ISABEL COTTRELL, AN ASSOCIATE AT THE FEDERAL PRACTICE GROUP, AUTHORS A COLUMN FOR FEDSMITH ON LATEST HAPPENINGS AT ARCHITECT OF THE CAPITOL
Posted By fedpractice || 10-Jul-2019
July 10, 2019
It has been a rough past few weeks for the Architect of the Capitol, an agency in the legislative branch responsible for the maintenance of the Capitol and its grounds, as the U.S. Court of Appeals for the D.C. Circuit issued two decisions sending discrimination complaints back to the district court for trials, reversing the district court’s decisions granting summary judgment.
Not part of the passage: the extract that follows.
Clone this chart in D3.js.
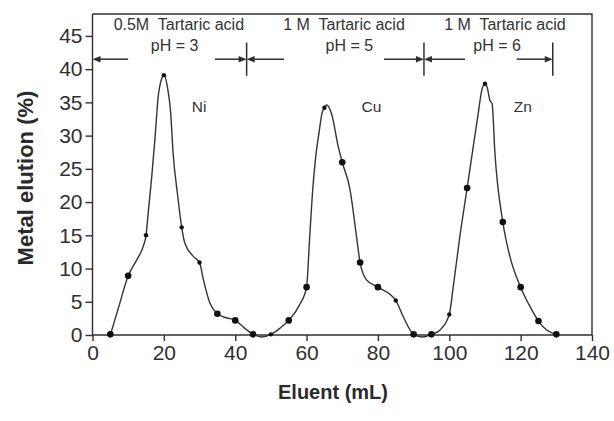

In Mayorga v. Architect of the Capitol, No. 18-5045 (D.C. Cir. June 28, 2019), the D.C. Circuit considered a non-selection case brought under Title VII, and held that a plaintiff in is not limited to comparing his qualifications against the successful applicant to show he was treated discriminatorily. Instead, he can proffer evidence that the selecting officials knowingly understated his qualifications, thereby tainting the process, to meet his burden. The case also included a dispute over evidence the D.C. Circuit found relevant, including whether the selecting official called the plaintiff offensive names (“Caviar” instead of Javier, for example) and mocked the plaintiff’s accent.
Iyoha v. Architect of the Capitol, No. 17-5252 (D.C. Cir. July 2, 2019) also involved a non-selection claim under Title VII. Here, the Chief Information Officer (CIO), who made negative comments about the plaintiff’s accent and had been a target of a prior EEO complaint filed by the plaintiff, was on the selection panel for plaintiff’s promotion. This CIO’s discriminatory statements included that he was “glad” the plaintiff communicated with him using email “because he could not understand [the plaintiff’s] foreign accent when he spoke;” and complained about communication problems caused by employees who “don’t speak English as their first language,” asking “what can you expect?” When someone complained about these comments, he replied “So sue me. We can’t have people like that as our first-line communicators.” The plaintiff had previously filed a discrimination complaint against this CIO over a reassignment, and the hearing officer found in favor of the plaintiff, stating that the realignment “was [not] an established plan at all, other than to move those with foreign accents to less customer-facing positions,” and “that the circumstances of [plaintiff’s] reassignment create an inference of discrimination” and ordered the Agency to pay damages. Despite this finding, the CIO continued to make discriminatory comments towards the plaintiff, for instance by calling the plaintiff into his office to test his phone’s voice recognition software and exclaiming, “Oh it understands [the plaintiff’s] accent,” and later mentioning at a meeting with other staff that the software “even recognizes [the plaintiff’s] accent.”
In its decision in Iyoha, the D.C. Circuit explained that the district court erred in finding that these comments “do not facially give rise to an inference of national origin discrimination,” but rather suggest only that “[the CIO] . . . sought to address concerns regarding effective communication within the [division].”
The D.C. Circuit held the district court was obligated to “view the record in the light most favorable to [the plaintiff],” and that a reasonable jury could find that these comments were evidence of bias. More, the D.C. Circuit held the district court improperly concluded there was no connection between the CIO’s 2012 statements and the challenged 2014 non-selection given the two-year gap in time, explaining that while a remark removed in time from the challenged employment action “carries less weight than one made at the time of the [employment action], it is nonetheless probative evidence of a supervisor’s discriminatory attitude, at least when it is targeted directly at the plaintiff or is one of a pattern of similar remarks.” Lastly, the D.C. Circuit concluded that the CIO’s presence on the interview panel is strong evidence that the selection process was not “fairly administered” and thus a jury could certainly conclude that the Architect failed to provide a “fairly administered selection process.”
Both cases should now proceed to trial, unless the parties are able to reach a settlement in light of this development.